Copy out every line exactly, passing over the pictures.

[START DATA LINES]

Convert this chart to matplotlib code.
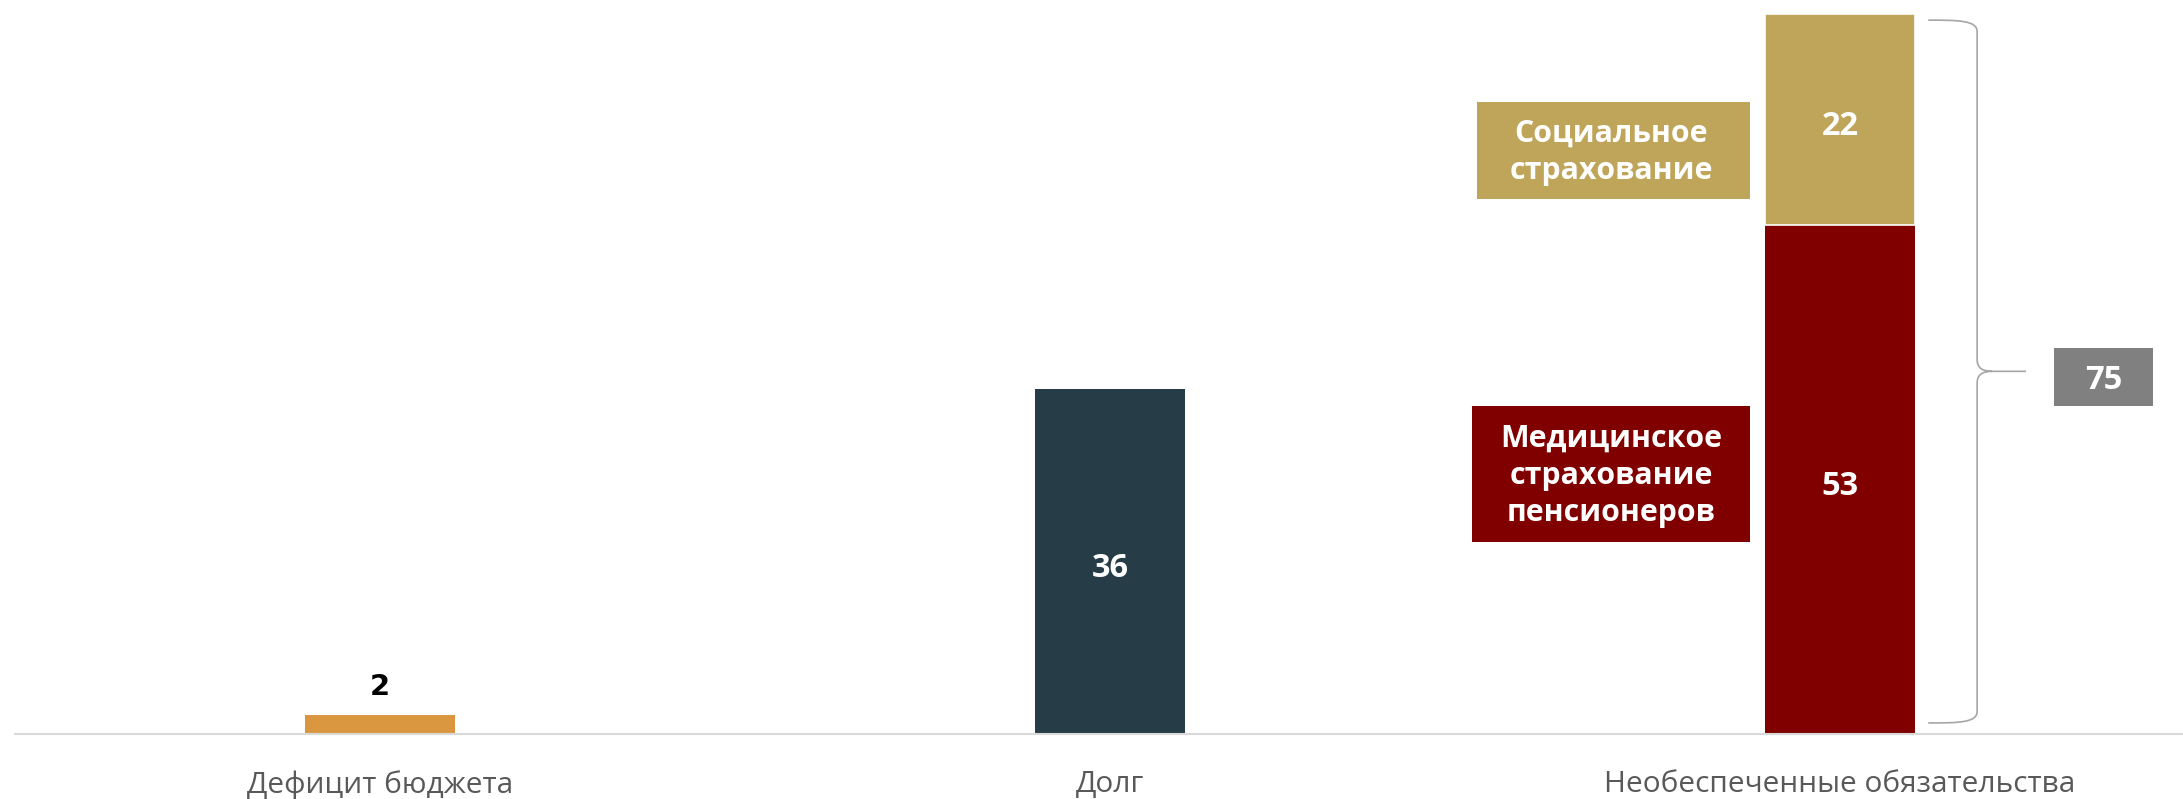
import matplotlib.pyplot as plt
from matplotlib.path import Path
from matplotlib.patches import PathPatch, Rectangle

plt.rcParams['font.family'] = ['Open Sans', 'DejaVu Sans']

# data
categories = ['Дефицит бюджета', 'Долг', 'Необеспеченные обязательства']
deficit = 2
debt = 36
medical = 53
social = 22
total = medical + social
medical_label = 'Медицинское\nстрахование\nпенсионеров'
social_label = 'Социальное\nстрахование'

c_deficit = '#DA973F'
c_debt = '#263D47'
c_medical = '#800000'
c_social = '#BFA55A'
c_total = '#808080'
c_brace = '#A6A6A6'

fig = plt.figure(figsize=(21.83, 7.99), dpi=100)
ax = fig.add_axes([15 / 2183, 65 / 799, 2168 / 2183, 734 / 799])

x = list(range(len(categories)))
w = 0.205
ax.bar(x[0], deficit, width=w, color=c_deficit)
ax.bar(x[1], debt, width=w, color=c_debt)
ax.bar(x[2], medical, width=w, color=c_medical)
ax.bar(x[2], social, width=w, bottom=medical, color=c_social,
       edgecolor='white', linewidth=1.2)

ax.set_xlim(-0.5, 2.47)
ax.set_ylim(0, 76.5)

# value labels
ax.annotate(str(deficit), (x[0], deficit), xytext=(0, 10), textcoords='offset points',
            ha='center', va='bottom', fontsize=21, fontweight='bold', color='black',
            family=['Liberation Sans Narrow', 'DejaVu Sans'])
for yv, v in [(debt / 2, debt), (medical / 2, medical), (medical + social / 2, social)]:
    xi = x[1] if v == debt else x[2]
    ax.text(xi, yv - 0.7, str(v), ha='center', va='center', fontsize=23.5,
            fontweight='bold', color='white')

# side label boxes
bar_left = x[2] - w / 2
for y0, y1, bw, col, txt in [(55.8, 65.9, 0.374, c_social, social_label),
                             (20.0, 34.2, 0.381, c_medical, medical_label)]:
    x1 = bar_left - 0.021
    ax.add_patch(Rectangle((x1 - bw, y0), bw, y1 - y0, color=col, lw=0))
    ax.text(x1 - 0.19, (y0 + y1) / 2 - 0.2, txt, ha='center', va='center', fontsize=21.8,
            fontweight='bold', color='white', linespacing=1.32)

# brace
x0, xv, xt = 2.121, 2.188, 2.255
top, bot = total - 0.6, 1.15
mid = total / 2 + 0.3
ry, rx = 1.2, 0.02
verts = [(x0, top), (x0 + 0.6 * (xv - x0), top), (xv, top), (xv, top - ry),
         (xv, mid + ry),
         (xv, mid), (xv + rx, mid),
         (xt, mid),
         (xv + rx, mid),
         (xv, mid), (xv, mid - ry),
         (xv, bot + ry),
         (xv, bot), (x0 + 0.6 * (xv - x0), bot), (x0, bot)]
codes = [Path.MOVETO, Path.CURVE4, Path.CURVE4, Path.CURVE4,
         Path.LINETO,
         Path.CURVE3, Path.CURVE3,
         Path.LINETO,
         Path.MOVETO,
         Path.CURVE3, Path.CURVE3,
         Path.LINETO,
         Path.CURVE4, Path.CURVE4, Path.CURVE4]
ax.add_patch(PathPatch(Path(verts, codes), facecolor='none', edgecolor=c_brace, lw=1.2))

# total box
ax.add_patch(Rectangle((2.293, 34.2), 0.136, 6.0, color=c_total, lw=0))
ax.text(2.361, 36.8, str(total), ha='center', va='center', fontsize=23.5,
        fontweight='bold', color='white')

# axes styling
ax.set_xticks(x)
ax.set_xticklabels(categories, fontsize=21.5, color='#595959')
ax.tick_params(axis='x', length=0, pad=26)
ax.set_yticks([])
for s in ['top', 'right', 'left']:
    ax.spines[s].set_visible(False)
ax.spines['bottom'].set_color('#D9D9D9')
ax.spines['bottom'].set_linewidth(1.5)

fig.savefig('out.png', dpi=100)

[END DATA LINES]

• **ANSWER TO THIS EXERCISE**
Convert this chart to matplotlib code.
import matplotlib.pyplot as plt
from matplotlib.path import Path
from matplotlib.patches import PathPatch, Rectangle

plt.rcParams['font.family'] = ['Open Sans', 'DejaVu Sans']

# data
categories = ['Дефицит бюджета', 'Долг', 'Необеспеченные обязательства']
deficit = 2
debt = 36
medical = 53
social = 22
total = medical + social
medical_label = 'Медицинское\nстрахование\nпенсионеров'
social_label = 'Социальное\nстрахование'

c_deficit = '#DA973F'
c_debt = '#263D47'
c_medical = '#800000'
c_social = '#BFA55A'
c_total = '#808080'
c_brace = '#A6A6A6'

fig = plt.figure(figsize=(21.83, 7.99), dpi=100)
ax = fig.add_axes([15 / 2183, 65 / 799, 2168 / 2183, 734 / 799])

x = list(range(len(categories)))
w = 0.205
ax.bar(x[0], deficit, width=w, color=c_deficit)
ax.bar(x[1], debt, width=w, color=c_debt)
ax.bar(x[2], medical, width=w, color=c_medical)
ax.bar(x[2], social, width=w, bottom=medical, color=c_social,
       edgecolor='white', linewidth=1.2)

ax.set_xlim(-0.5, 2.47)
ax.set_ylim(0, 76.5)

# value labels
ax.annotate(str(deficit), (x[0], deficit), xytext=(0, 10), textcoords='offset points',
            ha='center', va='bottom', fontsize=21, fontweight='bold', color='black',
            family=['Liberation Sans Narrow', 'DejaVu Sans'])
for yv, v in [(debt / 2, debt), (medical / 2, medical), (medical + social / 2, social)]:
    xi = x[1] if v == debt else x[2]
    ax.text(xi, yv - 0.7, str(v), ha='center', va='center', fontsize=23.5,
            fontweight='bold', color='white')

# side label boxes
bar_left = x[2] - w / 2
for y0, y1, bw, col, txt in [(55.8, 65.9, 0.374, c_social, social_label),
                             (20.0, 34.2, 0.381, c_medical, medical_label)]:
    x1 = bar_left - 0.021
    ax.add_patch(Rectangle((x1 - bw, y0), bw, y1 - y0, color=col, lw=0))
    ax.text(x1 - 0.19, (y0 + y1) / 2 - 0.2, txt, ha='center', va='center', fontsize=21.8,
            fontweight='bold', color='white', linespacing=1.32)

# brace
x0, xv, xt = 2.121, 2.188, 2.255
top, bot = total - 0.6, 1.15
mid = total / 2 + 0.3
ry, rx = 1.2, 0.02
verts = [(x0, top), (x0 + 0.6 * (xv - x0), top), (xv, top), (xv, top - ry),
         (xv, mid + ry),
         (xv, mid), (xv + rx, mid),
         (xt, mid),
         (xv + rx, mid),
         (xv, mid), (xv, mid - ry),
         (xv, bot + ry),
         (xv, bot), (x0 + 0.6 * (xv - x0), bot), (x0, bot)]
codes = [Path.MOVETO, Path.CURVE4, Path.CURVE4, Path.CURVE4,
         Path.LINETO,
         Path.CURVE3, Path.CURVE3,
         Path.LINETO,
         Path.MOVETO,
         Path.CURVE3, Path.CURVE3,
         Path.LINETO,
         Path.CURVE4, Path.CURVE4, Path.CURVE4]
ax.add_patch(PathPatch(Path(verts, codes), facecolor='none', edgecolor=c_brace, lw=1.2))

# total box
ax.add_patch(Rectangle((2.293, 34.2), 0.136, 6.0, color=c_total, lw=0))
ax.text(2.361, 36.8, str(total), ha='center', va='center', fontsize=23.5,
        fontweight='bold', color='white')

# axes styling
ax.set_xticks(x)
ax.set_xticklabels(categories, fontsize=21.5, color='#595959')
ax.tick_params(axis='x', length=0, pad=26)
ax.set_yticks([])
for s in ['top', 'right', 'left']:
    ax.spines[s].set_visible(False)
ax.spines['bottom'].set_color('#D9D9D9')
ax.spines['bottom'].set_linewidth(1.5)

fig.savefig('out.png', dpi=100)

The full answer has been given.